The standard deviation of the sample is taken to be √(p(1-p)/n)=√(0.3×0.7/50)=0.065 approx.
A confidence interval of 95% in a normal distribution is 95% the area beneath the symmetrical bell-shaped curve. The total area under the two tails of the distribution is 5% so each tail covers 2.5%, and this is the significance level we use. If we use the t distribution table we need to look up the required Z value (this is the number of standard deviations from the mean, to the left and right) according to the degrees of freedom, taken to be n-1, that is, 49. From the table Z=2.01.
This is the critical number of standard deviations from the mean proportion, which gives us 2.01×0.065=0.13 approx. The confidence interval is therefore 0.3±0.13=[0.17,0.43].
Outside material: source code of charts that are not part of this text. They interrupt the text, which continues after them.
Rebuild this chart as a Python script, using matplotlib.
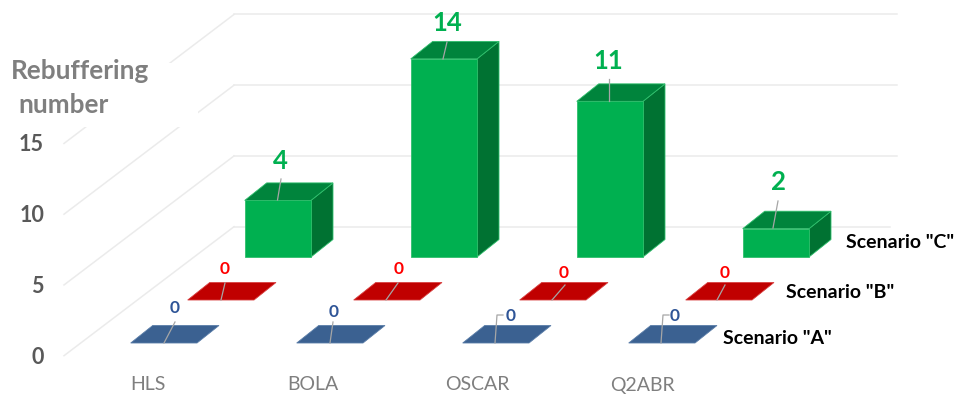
import matplotlib
matplotlib.use("Agg")
import matplotlib.pyplot as plt
from matplotlib.patches import Polygon, Rectangle

plt.rcParams["font.family"] = ["Lato", "DejaVu Sans"]

# ---------- data ----------
categories = ["HLS", "BOLA", "OSCAR", "Q2ABR"]
scenario_a = [0, 0, 0, 0]
scenario_b = [0, 0, 0, 0]
scenario_c = [4, 14, 11, 2]
y_ticks = [0, 5, 10, 15]
scenario_names = ['Scenario "A"', 'Scenario "B"', 'Scenario "C"']

# ---------- oblique projection, picture pixels ----------
X0, Y0 = 130.7, 343.0
CAT_DX = 166.0
SER_DX, SER_DY = 57.0, -43.0
BAR_W = 66.3
DEPTH_DX, DEPTH_DY = 22.0, -17.5
UNIT = 14.15
WALL_X0, WALL_Y0 = 64.0, 355.7
WALL_X1, WALL_Y1 = 234.0, 226.7
GRID_END = 897.0
FLOOR_END = 890.0
GRID = "#ebebeb"
LEADER = "#a6a6a6"

def corner(cat, ser, val):
    return X0 + CAT_DX * cat + SER_DX * ser, Y0 + SER_DY * ser - UNIT * val

def bar(ax, cat, ser, val, front, top, side, edge):
    x, y = corner(cat, ser, val)
    _, base = corner(cat, ser, 0)
    w, dx, dy = BAR_W, DEPTH_DX, DEPTH_DY
    if val > 0:
        ax.add_patch(Polygon([(x + w, y), (x + w + dx, y + dy), (x + w + dx, base + dy), (x + w, base)],
                             fc=side, ec=edge, lw=0.6, zorder=3))
        ax.add_patch(Rectangle((x, y), w, base - y, fc=front, ec=edge, lw=0.6, zorder=3))
    ax.add_patch(Polygon([(x, y), (x + dx, y + dy), (x + w + dx, y + dy), (x + w, y)],
                         fc=top, ec=edge, lw=0.6, zorder=3))

fig = plt.figure(figsize=(9.55, 3.97), dpi=100)
ax = fig.add_axes([0, 0, 1, 1])
ax.set_xlim(0, 955)
ax.set_ylim(397, 0)
ax.axis("off")

# ---------- walls ----------
for t in y_ticks:
    h = UNIT * t
    ax.plot([WALL_X0, WALL_X1], [WALL_Y0 - h, WALL_Y1 - h], color=GRID, lw=1.1, zorder=1)
    end = FLOOR_END if t == 0 else GRID_END
    ax.plot([WALL_X1, end], [WALL_Y1 - h, WALL_Y1 - h], color=GRID, lw=1.1, zorder=1)
    ax.text(44, WALL_Y0 - h + 1.5, str(t), color="#595959", fontsize=15.5, fontweight="bold",
            ha="right", va="center", zorder=5)

# axis title sits on a white box that cuts the wall lines
ax.add_patch(Rectangle((0, 63), 198, 64, fc="white", ec="none", zorder=2))
ax.text(79.5, 71, "Rebuffering", color="#7f7f7f", fontsize=18.8, fontweight="bold",
        ha="center", va="center", zorder=5)
ax.text(63.5, 105, "number", color="#7f7f7f", fontsize=18.8, fontweight="bold",
        ha="center", va="center", zorder=5)

# ---------- bars ----------
styles = [
    (scenario_c, 2, "#00b050", "#00843c", "#007232", "#2fbf6c"),
    (scenario_b, 1, "#c00000", "#c00000", "#c00000", "#d84040"),
    (scenario_a, 0, "#3b6191", "#3b6191", "#3b6191", "#5a7da8"),
]
for vals, ser, front, top, side, edge in styles:
    for cat, v in enumerate(vals):
        bar(ax, cat, ser, v, front, top, side, edge)

# ---------- data labels and leader lines ----------
green_pos = [(280, 161), (447, 23), (608, 61), (778, 182)]
green_lead = [[(277.5, 200), (281, 179)], [(443, 59), (447, 42)], [(609, 101), (609, 79)], [(773, 228), (778, 201)]]
red_pos = [(225, 269), (399, 269), (564, 273), (725, 273)]
red_lead = [[(221, 300), (225, 283)], [(386, 300), (398, 283)], [(552, 300), (565, 285)], [(717, 300), (725, 285)]]
blue_pos = [(174.5, 308), (334, 312), (511, 316), (675, 316)]
blue_lead = [[(164, 343), (175, 322)], [(330, 343), (333, 322)],
             [(495, 343), (497, 315), (503, 315)], [(661, 343), (663, 315), (669, 315)]]

for vals, pos, lead, col, size in [(scenario_c, green_pos, green_lead, "#00b050", 18.5),
                                   (scenario_b, red_pos, red_lead, "#ff0000", 12.5),
                                   (scenario_a, blue_pos, blue_lead, "#2f5597", 12.5)]:
    for v, (x, y), pts in zip(vals, pos, lead):
        ax.text(x, y, str(v), color=col, fontsize=size, fontweight="bold", ha="center", va="center", zorder=6)
        ax.plot([p[0] for p in pts], [p[1] for p in pts], color=LEADER, lw=0.9, zorder=4)

# ---------- axis labels ----------
cat_left = [130.5, 287.5, 445.5, 610]
for name, x in zip(categories, cat_left):
    ax.text(x, 385, name, color="#7f7f7f", fontsize=14, ha="left", va="center", zorder=5)

series_pos = [(723, 338), (785.7, 293), (845.7, 242)]
for name, (x, y) in zip(scenario_names, series_pos):
    ax.text(x, y, name, color="black", fontsize=14, fontweight="bold", ha="left", va="center", zorder=5)

fig.savefig("out.png", dpi=100)
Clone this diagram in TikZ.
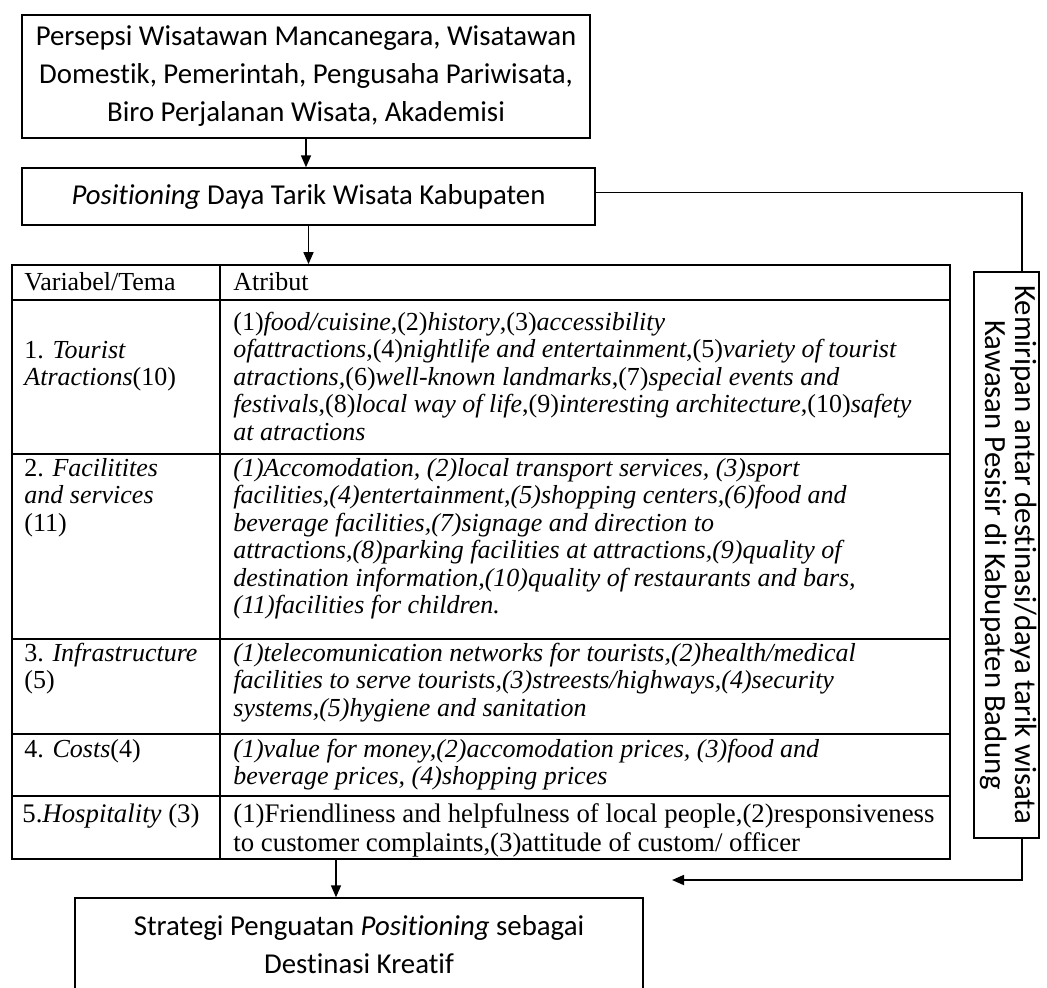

(b) 22%=0.22 which lies within the 95% confidence interval, so the claim can't be rejected, and by default the statistics seem to support the claim of 22% of the population having brown eyes.
(c) We need to find n which gives us a CI of [0.26,0.28]. Take 1.96 to be the critical Z value for large n. Therefore 1.96s=0.01, where s=√(p(1-p)/n)=0.01/1.96=0.0051 where p=0.27. 0.1971/n=0.000026, n=7581 approx.